◆ Given problem ◆
Can you transcribe every line exactly and leave the pictures behind?

◆ Data lines ◆
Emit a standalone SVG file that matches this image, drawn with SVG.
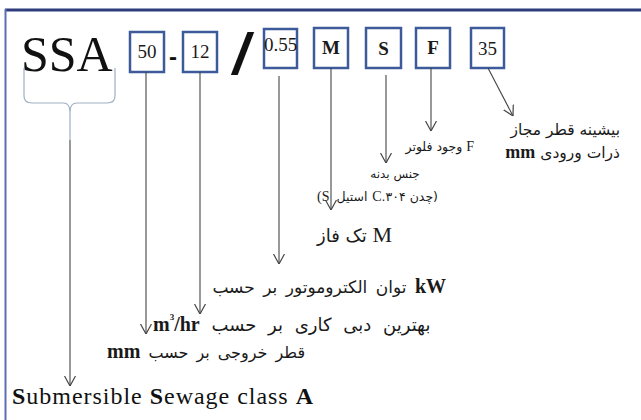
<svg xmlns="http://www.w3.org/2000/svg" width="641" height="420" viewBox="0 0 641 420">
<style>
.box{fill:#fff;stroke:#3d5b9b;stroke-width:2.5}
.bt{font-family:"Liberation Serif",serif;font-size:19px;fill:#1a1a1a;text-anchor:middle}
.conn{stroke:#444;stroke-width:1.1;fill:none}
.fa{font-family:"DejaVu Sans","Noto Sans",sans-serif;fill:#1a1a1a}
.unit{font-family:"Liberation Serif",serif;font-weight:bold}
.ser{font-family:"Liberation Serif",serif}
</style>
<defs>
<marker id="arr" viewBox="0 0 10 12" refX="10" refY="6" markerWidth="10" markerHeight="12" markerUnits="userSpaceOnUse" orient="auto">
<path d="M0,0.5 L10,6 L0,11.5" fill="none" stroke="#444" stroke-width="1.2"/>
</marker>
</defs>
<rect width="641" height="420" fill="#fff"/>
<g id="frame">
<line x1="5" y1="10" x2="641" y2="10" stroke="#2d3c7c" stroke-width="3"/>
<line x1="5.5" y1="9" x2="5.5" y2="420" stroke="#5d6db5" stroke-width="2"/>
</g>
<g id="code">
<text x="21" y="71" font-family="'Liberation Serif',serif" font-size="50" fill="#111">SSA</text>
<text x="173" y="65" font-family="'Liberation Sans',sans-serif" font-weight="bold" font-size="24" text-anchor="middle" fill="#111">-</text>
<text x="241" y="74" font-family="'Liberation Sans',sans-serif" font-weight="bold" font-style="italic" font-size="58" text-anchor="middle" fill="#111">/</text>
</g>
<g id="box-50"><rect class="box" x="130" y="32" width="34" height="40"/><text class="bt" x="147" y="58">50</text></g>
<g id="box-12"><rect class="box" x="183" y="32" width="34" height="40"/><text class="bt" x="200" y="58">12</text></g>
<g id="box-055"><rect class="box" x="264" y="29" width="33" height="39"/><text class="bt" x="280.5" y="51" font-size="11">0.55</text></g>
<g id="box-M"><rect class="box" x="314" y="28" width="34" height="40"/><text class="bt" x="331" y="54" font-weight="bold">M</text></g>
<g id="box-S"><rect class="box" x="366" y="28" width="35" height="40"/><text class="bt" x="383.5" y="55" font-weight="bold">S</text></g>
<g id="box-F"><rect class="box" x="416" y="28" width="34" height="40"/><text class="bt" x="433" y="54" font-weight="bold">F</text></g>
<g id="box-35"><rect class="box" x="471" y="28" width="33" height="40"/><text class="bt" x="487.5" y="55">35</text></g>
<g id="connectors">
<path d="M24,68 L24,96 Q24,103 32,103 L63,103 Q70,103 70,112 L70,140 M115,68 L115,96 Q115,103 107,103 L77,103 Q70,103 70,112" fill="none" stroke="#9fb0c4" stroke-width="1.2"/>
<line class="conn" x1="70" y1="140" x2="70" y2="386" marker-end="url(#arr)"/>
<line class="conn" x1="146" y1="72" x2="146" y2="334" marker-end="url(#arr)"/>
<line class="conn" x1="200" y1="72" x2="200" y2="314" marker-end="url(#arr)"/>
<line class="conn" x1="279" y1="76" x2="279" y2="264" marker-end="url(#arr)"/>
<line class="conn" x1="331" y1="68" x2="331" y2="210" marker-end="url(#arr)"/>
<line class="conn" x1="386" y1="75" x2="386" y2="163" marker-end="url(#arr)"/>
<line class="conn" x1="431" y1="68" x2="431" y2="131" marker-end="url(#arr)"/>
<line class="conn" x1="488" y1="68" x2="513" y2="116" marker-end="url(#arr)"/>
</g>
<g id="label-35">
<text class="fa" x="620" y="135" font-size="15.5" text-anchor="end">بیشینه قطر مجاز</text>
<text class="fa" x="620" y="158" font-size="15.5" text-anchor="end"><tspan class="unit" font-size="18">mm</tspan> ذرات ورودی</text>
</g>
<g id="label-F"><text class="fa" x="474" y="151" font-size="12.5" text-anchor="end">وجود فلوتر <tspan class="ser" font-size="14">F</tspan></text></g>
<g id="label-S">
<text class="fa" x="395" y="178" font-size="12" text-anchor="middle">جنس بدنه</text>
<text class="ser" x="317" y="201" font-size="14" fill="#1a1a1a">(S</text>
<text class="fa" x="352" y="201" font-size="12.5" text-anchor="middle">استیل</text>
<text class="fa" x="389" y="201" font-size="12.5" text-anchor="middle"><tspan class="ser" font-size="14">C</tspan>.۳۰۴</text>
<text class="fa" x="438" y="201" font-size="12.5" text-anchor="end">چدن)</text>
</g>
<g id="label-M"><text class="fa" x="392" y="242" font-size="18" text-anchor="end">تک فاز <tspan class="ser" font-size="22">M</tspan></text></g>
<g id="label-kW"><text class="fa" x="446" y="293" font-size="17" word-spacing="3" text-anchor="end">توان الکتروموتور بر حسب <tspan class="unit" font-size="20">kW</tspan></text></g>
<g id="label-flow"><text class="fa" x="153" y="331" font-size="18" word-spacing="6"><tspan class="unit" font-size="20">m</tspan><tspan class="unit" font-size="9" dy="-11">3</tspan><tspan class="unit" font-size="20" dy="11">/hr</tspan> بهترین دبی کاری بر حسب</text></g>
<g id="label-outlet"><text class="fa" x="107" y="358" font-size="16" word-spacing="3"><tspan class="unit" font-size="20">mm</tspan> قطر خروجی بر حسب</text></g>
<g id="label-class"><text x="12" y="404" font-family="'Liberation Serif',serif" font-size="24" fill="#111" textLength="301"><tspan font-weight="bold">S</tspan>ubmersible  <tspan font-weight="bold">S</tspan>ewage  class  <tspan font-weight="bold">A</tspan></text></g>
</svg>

◆ Task answer ◆
Emit a standalone SVG file that matches this image, drawn with SVG.
<svg xmlns="http://www.w3.org/2000/svg" width="641" height="420" viewBox="0 0 641 420">
<style>
.box{fill:#fff;stroke:#3d5b9b;stroke-width:2.5}
.bt{font-family:"Liberation Serif",serif;font-size:19px;fill:#1a1a1a;text-anchor:middle}
.conn{stroke:#444;stroke-width:1.1;fill:none}
.fa{font-family:"DejaVu Sans","Noto Sans",sans-serif;fill:#1a1a1a}
.unit{font-family:"Liberation Serif",serif;font-weight:bold}
.ser{font-family:"Liberation Serif",serif}
</style>
<defs>
<marker id="arr" viewBox="0 0 10 12" refX="10" refY="6" markerWidth="10" markerHeight="12" markerUnits="userSpaceOnUse" orient="auto">
<path d="M0,0.5 L10,6 L0,11.5" fill="none" stroke="#444" stroke-width="1.2"/>
</marker>
</defs>
<rect width="641" height="420" fill="#fff"/>
<g id="frame">
<line x1="5" y1="10" x2="641" y2="10" stroke="#2d3c7c" stroke-width="3"/>
<line x1="5.5" y1="9" x2="5.5" y2="420" stroke="#5d6db5" stroke-width="2"/>
</g>
<g id="code">
<text x="21" y="71" font-family="'Liberation Serif',serif" font-size="50" fill="#111">SSA</text>
<text x="173" y="65" font-family="'Liberation Sans',sans-serif" font-weight="bold" font-size="24" text-anchor="middle" fill="#111">-</text>
<text x="241" y="74" font-family="'Liberation Sans',sans-serif" font-weight="bold" font-style="italic" font-size="58" text-anchor="middle" fill="#111">/</text>
</g>
<g id="box-50"><rect class="box" x="130" y="32" width="34" height="40"/><text class="bt" x="147" y="58">50</text></g>
<g id="box-12"><rect class="box" x="183" y="32" width="34" height="40"/><text class="bt" x="200" y="58">12</text></g>
<g id="box-055"><rect class="box" x="264" y="29" width="33" height="39"/><text class="bt" x="280.5" y="51" font-size="11">0.55</text></g>
<g id="box-M"><rect class="box" x="314" y="28" width="34" height="40"/><text class="bt" x="331" y="54" font-weight="bold">M</text></g>
<g id="box-S"><rect class="box" x="366" y="28" width="35" height="40"/><text class="bt" x="383.5" y="55" font-weight="bold">S</text></g>
<g id="box-F"><rect class="box" x="416" y="28" width="34" height="40"/><text class="bt" x="433" y="54" font-weight="bold">F</text></g>
<g id="box-35"><rect class="box" x="471" y="28" width="33" height="40"/><text class="bt" x="487.5" y="55">35</text></g>
<g id="connectors">
<path d="M24,68 L24,96 Q24,103 32,103 L63,103 Q70,103 70,112 L70,140 M115,68 L115,96 Q115,103 107,103 L77,103 Q70,103 70,112" fill="none" stroke="#9fb0c4" stroke-width="1.2"/>
<line class="conn" x1="70" y1="140" x2="70" y2="386" marker-end="url(#arr)"/>
<line class="conn" x1="146" y1="72" x2="146" y2="334" marker-end="url(#arr)"/>
<line class="conn" x1="200" y1="72" x2="200" y2="314" marker-end="url(#arr)"/>
<line class="conn" x1="279" y1="76" x2="279" y2="264" marker-end="url(#arr)"/>
<line class="conn" x1="331" y1="68" x2="331" y2="210" marker-end="url(#arr)"/>
<line class="conn" x1="386" y1="75" x2="386" y2="163" marker-end="url(#arr)"/>
<line class="conn" x1="431" y1="68" x2="431" y2="131" marker-end="url(#arr)"/>
<line class="conn" x1="488" y1="68" x2="513" y2="116" marker-end="url(#arr)"/>
</g>
<g id="label-35">
<text class="fa" x="620" y="135" font-size="15.5" text-anchor="end">بیشینه قطر مجاز</text>
<text class="fa" x="620" y="158" font-size="15.5" text-anchor="end"><tspan class="unit" font-size="18">mm</tspan> ذرات ورودی</text>
</g>
<g id="label-F"><text class="fa" x="474" y="151" font-size="12.5" text-anchor="end">وجود فلوتر <tspan class="ser" font-size="14">F</tspan></text></g>
<g id="label-S">
<text class="fa" x="395" y="178" font-size="12" text-anchor="middle">جنس بدنه</text>
<text class="ser" x="317" y="201" font-size="14" fill="#1a1a1a">(S</text>
<text class="fa" x="352" y="201" font-size="12.5" text-anchor="middle">استیل</text>
<text class="fa" x="389" y="201" font-size="12.5" text-anchor="middle"><tspan class="ser" font-size="14">C</tspan>.۳۰۴</text>
<text class="fa" x="438" y="201" font-size="12.5" text-anchor="end">چدن)</text>
</g>
<g id="label-M"><text class="fa" x="392" y="242" font-size="18" text-anchor="end">تک فاز <tspan class="ser" font-size="22">M</tspan></text></g>
<g id="label-kW"><text class="fa" x="446" y="293" font-size="17" word-spacing="3" text-anchor="end">توان الکتروموتور بر حسب <tspan class="unit" font-size="20">kW</tspan></text></g>
<g id="label-flow"><text class="fa" x="153" y="331" font-size="18" word-spacing="6"><tspan class="unit" font-size="20">m</tspan><tspan class="unit" font-size="9" dy="-11">3</tspan><tspan class="unit" font-size="20" dy="11">/hr</tspan> بهترین دبی کاری بر حسب</text></g>
<g id="label-outlet"><text class="fa" x="107" y="358" font-size="16" word-spacing="3"><tspan class="unit" font-size="20">mm</tspan> قطر خروجی بر حسب</text></g>
<g id="label-class"><text x="12" y="404" font-family="'Liberation Serif',serif" font-size="24" fill="#111" textLength="301"><tspan font-weight="bold">S</tspan>ubmersible  <tspan font-weight="bold">S</tspan>ewage  class  <tspan font-weight="bold">A</tspan></text></g>
</svg>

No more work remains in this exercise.